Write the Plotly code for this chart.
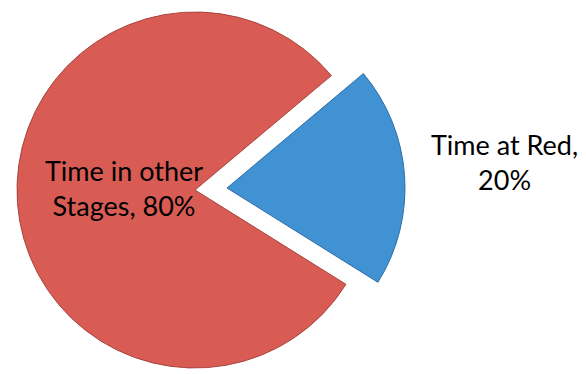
import plotly.graph_objects as go

# Data
labels = ["Time at Red", "Time in other Stages"]
values = [20, 80]
display_labels = ["Time at Red,", "Time in other<br>Stages,"]
colors = ["#4092D3", "#D85C54"]
line_colors = ["#2F6FA8", "#A9443F"]

OFF = 8                              # default page body margin (px)
W, H = 586 - OFF, 374 - OFF          # figure size so it fills the window
cx, cy, r = 195 - OFF, 190 - OFF, 178    # main pie centre / radius (px, figure coords)
pull_dx, pull_dy = 32, -2            # offset of the exploded slice (px)

def domain(dx=0, dy=0):
    x0 = (cx + dx - r) / W
    x1 = (cx + dx + r) / W
    y0 = (H - (cy + dy) - r) / H
    y1 = (H - (cy + dy) + r) / H
    return dict(x=[max(0, x0), min(1, x1)], y=[max(0, y0), min(1, y1)])

total = sum(values)
pcts = [round(v / total * 100) for v in values]

fig = go.Figure()
# red (non-exploded) slice
fig.add_trace(go.Pie(
    labels=labels, values=values, sort=False, direction="clockwise", rotation=50,
    domain=domain(),
    marker=dict(colors=["rgba(0,0,0,0)", colors[1]],
                line=dict(color=["rgba(0,0,0,0)", line_colors[1]], width=[0, 1])),
    textinfo="none", hoverinfo="label+percent", showlegend=False,
))
# blue (exploded) slice
fig.add_trace(go.Pie(
    labels=labels, values=values, sort=False, direction="clockwise", rotation=50,
    domain=domain(pull_dx, pull_dy),
    marker=dict(colors=[colors[0], "rgba(0,0,0,0)"],
                line=dict(color=[line_colors[0], "rgba(0,0,0,0)"], width=[1, 0])),
    textinfo="none", hoverinfo="label+percent", showlegend=False,
))

label_pos = [(504 - OFF, 162 - OFF), (124 - OFF, 188 - OFF)]
for i in range(len(labels)):
    px, py = label_pos[i]
    fig.add_annotation(
        x=px / W, y=(H - py) / H, xref="paper", yref="paper",
        xanchor="center", yanchor="middle",
        text=f"{display_labels[i]} {pcts[i]}%" if i == 1 else f"{display_labels[i]}<br>{pcts[i]}%",
        showarrow=False, align="center",
        font=dict(family="Lato", size=27, color="#000000"),
    )

fig.update_layout(
    width=W, height=H, margin=dict(l=0, r=0, t=0, b=0),
    paper_bgcolor="white", plot_bgcolor="white",
)
fig.write_html("out.html")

** Problem to work on **
Transcribe the full listing character for character. Pictures are excluded.

** Full answer **
Write the Plotly code for this chart.
import plotly.graph_objects as go

# Data
labels = ["Time at Red", "Time in other Stages"]
values = [20, 80]
display_labels = ["Time at Red,", "Time in other<br>Stages,"]
colors = ["#4092D3", "#D85C54"]
line_colors = ["#2F6FA8", "#A9443F"]

OFF = 8                              # default page body margin (px)
W, H = 586 - OFF, 374 - OFF          # figure size so it fills the window
cx, cy, r = 195 - OFF, 190 - OFF, 178    # main pie centre / radius (px, figure coords)
pull_dx, pull_dy = 32, -2            # offset of the exploded slice (px)

def domain(dx=0, dy=0):
    x0 = (cx + dx - r) / W
    x1 = (cx + dx + r) / W
    y0 = (H - (cy + dy) - r) / H
    y1 = (H - (cy + dy) + r) / H
    return dict(x=[max(0, x0), min(1, x1)], y=[max(0, y0), min(1, y1)])

total = sum(values)
pcts = [round(v / total * 100) for v in values]

fig = go.Figure()
# red (non-exploded) slice
fig.add_trace(go.Pie(
    labels=labels, values=values, sort=False, direction="clockwise", rotation=50,
    domain=domain(),
    marker=dict(colors=["rgba(0,0,0,0)", colors[1]],
                line=dict(color=["rgba(0,0,0,0)", line_colors[1]], width=[0, 1])),
    textinfo="none", hoverinfo="label+percent", showlegend=False,
))
# blue (exploded) slice
fig.add_trace(go.Pie(
    labels=labels, values=values, sort=False, direction="clockwise", rotation=50,
    domain=domain(pull_dx, pull_dy),
    marker=dict(colors=[colors[0], "rgba(0,0,0,0)"],
                line=dict(color=[line_colors[0], "rgba(0,0,0,0)"], width=[1, 0])),
    textinfo="none", hoverinfo="label+percent", showlegend=False,
))

label_pos = [(504 - OFF, 162 - OFF), (124 - OFF, 188 - OFF)]
for i in range(len(labels)):
    px, py = label_pos[i]
    fig.add_annotation(
        x=px / W, y=(H - py) / H, xref="paper", yref="paper",
        xanchor="center", yanchor="middle",
        text=f"{display_labels[i]} {pcts[i]}%" if i == 1 else f"{display_labels[i]}<br>{pcts[i]}%",
        showarrow=False, align="center",
        font=dict(family="Lato", size=27, color="#000000"),
    )

fig.update_layout(
    width=W, height=H, margin=dict(l=0, r=0, t=0, b=0),
    paper_bgcolor="white", plot_bgcolor="white",
)
fig.write_html("out.html")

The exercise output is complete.